Надо было посмотреть и на ямитского плотника, построившего здесь дом. Свой первый дом после лагерей в галуте. Он тоже отказался уходить. Он заранее отказался и от обещанных правительством компенсаций, от денег в возмещение жилья и мастерской, где пилил и строгал до последней минуты. Словно ее, этой последней минуты, и быть не могло. На крыши не пошел. Стоял возле своих обреченных стен, потягивая кофе и глядя на происходящее. Телевизионщики, назвав его в кадрах совестью Ямита, дали крупным планом его лицо. Зритель увидел невыразимый взгляд советского зека.

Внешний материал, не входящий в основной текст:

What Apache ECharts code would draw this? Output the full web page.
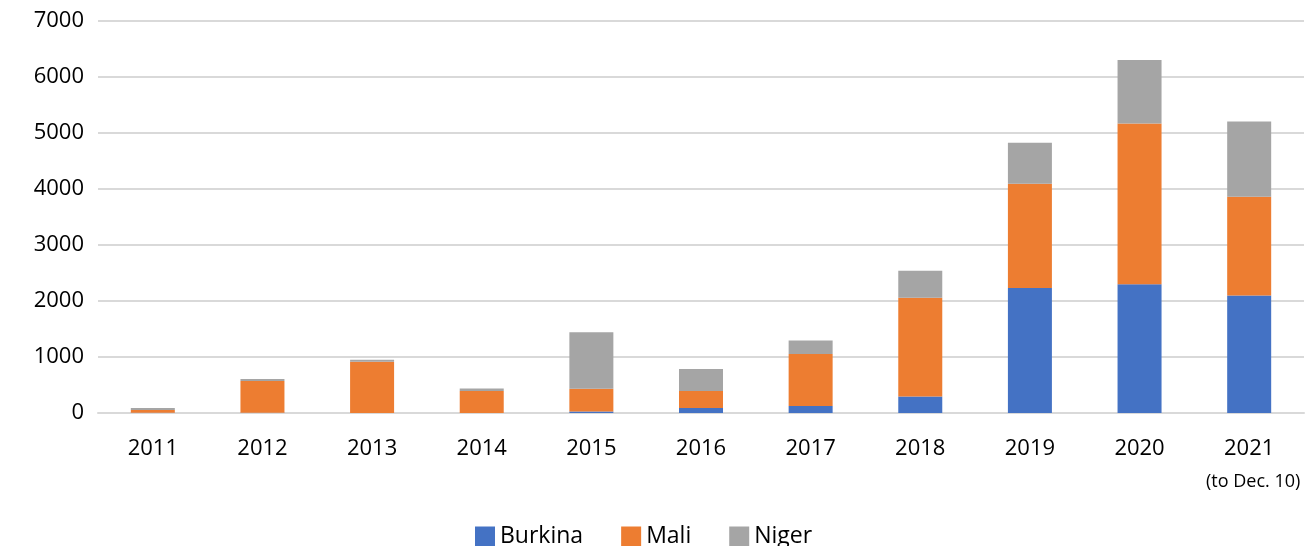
<!DOCTYPE html>
<html>
<head>
<meta charset="utf-8">
<script src="https://cdn.jsdelivr.net/npm/echarts@6/dist/echarts.min.js"></script>
<style>
html,body{margin:0;padding:0;background:#fff;}
#c{width:1309px;height:546px;}
</style>
</head>
<body>
<div id="c"></div>
<script>
const categories = ['2011','2012','2013','2014','2015','2016','2017','2018','2019','2020','2021'];
const lastNote = '(to Dec. 10)';
const burkina = [5, 5, 0, 0, 25, 90, 125, 295, 2230, 2300, 2100];
const mali = [50, 565, 914, 394, 410, 305, 930, 1765, 1865, 2870, 1760];
const niger = [35, 36, 36, 43, 1005, 390, 240, 480, 730, 1135, 1345];
const yTicks = [0, 1000, 2000, 3000, 4000, 5000, 6000, 7000];

const FONT = 'Open Sans';
const chart = echarts.init(document.getElementById('c'));
const mk = (name, data, color) => ({
  name, type: 'bar', stack: 'total', data, barWidth: 44,
  itemStyle: { color }
});
chart.setOption({
  animation: false,
  textStyle: { fontFamily: FONT },
  grid: { left: 98, right: 5, top: 21, bottom: 133 },
  legend: {
    top: 520, left: 470,
    icon: 'rect',
    itemWidth: 20, itemHeight: 20, itemGap: 38,
    textStyle: { fontFamily: FONT, fontSize: 23, color: '#000' },
    data: ['Burkina', 'Mali', 'Niger']
  },
  xAxis: {
    type: 'category', data: categories,
    axisLine: { lineStyle: { color: '#d9d9d9', width: 2 } },
    axisTick: { show: false },
    axisLabel: {
      interval: 0,
      margin: 20, color: '#000', fontSize: 22, fontFamily: FONT,
      formatter: (v, i) => i === categories.length - 1 ? '{a|' + v + '}\n{b|' + lastNote + '}' : '{a|' + v + '}',
      rich: {
        a: { fontSize: 22, color: '#000', fontFamily: FONT, lineHeight: 32 },
        b: { fontSize: 18, color: '#000', fontFamily: FONT, lineHeight: 34, padding: [0, 0, 0, 8] }
      }
    }
  },
  yAxis: {
    type: 'value', min: yTicks[0], max: yTicks[yTicks.length - 1], interval: 1000,
    axisLine: { show: false }, axisTick: { show: false },
    splitLine: { lineStyle: { color: '#d9d9d9', width: 2 } },
    axisLabel: { margin: 14, color: '#000', fontSize: 22, fontFamily: FONT, formatter: v => String(v) }
  },
  series: [
    mk('Burkina', burkina, '#4472C4'),
    mk('Mali', mali, '#ED7D31'),
    mk('Niger', niger, '#A5A5A5')
  ]
});
</script>
</body>
</html>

Надо было посмотреть и на другого жителя Ямита. Копна волос, из-под которой сверкают яркие белки. Смуглое, жесткое лицо военного, подрывника. Когда бульдозер завел мотор, чтобы двинуться на его дом, он снял с крыши палку с флагом Израиля, позвал плачущую жену и четырех детей, и так, всей семьей, они вышли на дорогу и пошли в Иерусалим.